Spring is by far the most common time of year when people put down mulch. Don’t get over-eager though. Wait until mid-to-late spring.
When you add mulch too early, cold moisture will get trapped in the soil. This will delay the growth of spring plants.
If you choose to apply an organic mulch, nutrients from the mulch will awaken your annual plants from hibernation.
Initially, you want to lay down a thin layer of mulch and add more once your plants start popping. If the mulch is too thick, new seedlings will not be strong enough to push through all the mulch.
An initial thin layer of mulch will also be enough to block the sunlight from any weeds trying to invade your garden beds.
Another very important time to mulch is late fall-early winter. If you’re not sure when exactly the best time to add winter mulch is, check your local weather reports. You need to have your mulch down before the first freeze.
Winter mulch will greatly reduce the growth of cool-season weeds like chickweed, clover, and bluegrass. The mulch will also add a layer of insulation between the air and the soil, which will protect the roots of your plants from freezing.

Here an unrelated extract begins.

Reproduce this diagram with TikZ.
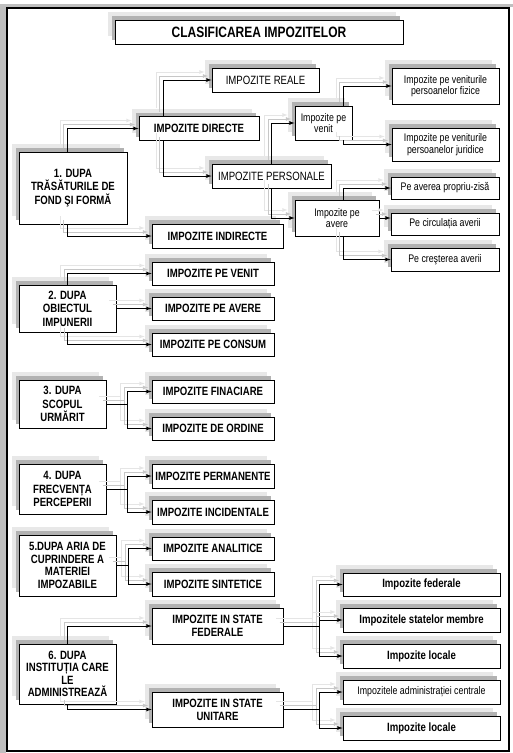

Another benefit of mulching in winter is that mulch slows down the process of water evaporation. Your plants and trees still need water in winter and mulching helps trap some of that water in.
When you can see soil through your mulch, it’s time to add more. Decomposition is the process of nutrients and other formerly living organisms breaking down and being recycled back into the soil.
Over time, organic mulch will decompose back into the soil providing a plethora of minerals and food to your plants, trees, and soil. New organic mulch will need to be replaced at least once a year, but sometimes twice.
Inorganic mulch does not decompose or it decomposes very, very slowly. With that being said, inorganic mulch will still need to be periodically topped off.
This is because it can be blown away or moved by weather and it just wears down over time. Kids and sometimes pets will collect and move the mulch, which will also require more to be added.
Soil erosion is a gradual process where the top layer of soil is removed by wind, water, or mass movement. When the topsoil layer becomes eroded, your plants cannot get the nutrients they need and they will suffer.
In addition to that, when the top layer is missing, your plants will be more susceptible to pests and chemicals attacking them.
Check your garden beds regularly to identify areas where mulch has been loosened or removed. Reapply as needed.
Mulch color fades over time. When the color fades, it adds a dreary feel to your landscape. Fresh, vibrant colors are what you want in your landscape.
Undyed mulches will eventually turn gray. Pine bark is an undyed mulch that usually holds its natural color for a fair amount of time.
Dyed mulches keep their color longer, but they may be depositing harmful chemicals into your soil. Because of this, many people opt to replace dyed mulches each year.
A mulched landscape definitely gives your garden beds that final polished look. This is exactly why all the best gardeners will tell you, yes, you should be mulching.
Adding mulch provides numerous benefits to both your plants and soil. Mulching at the wrong time though will lead to frustrating results. You should be adding mulch as needed, in spring, and in winter.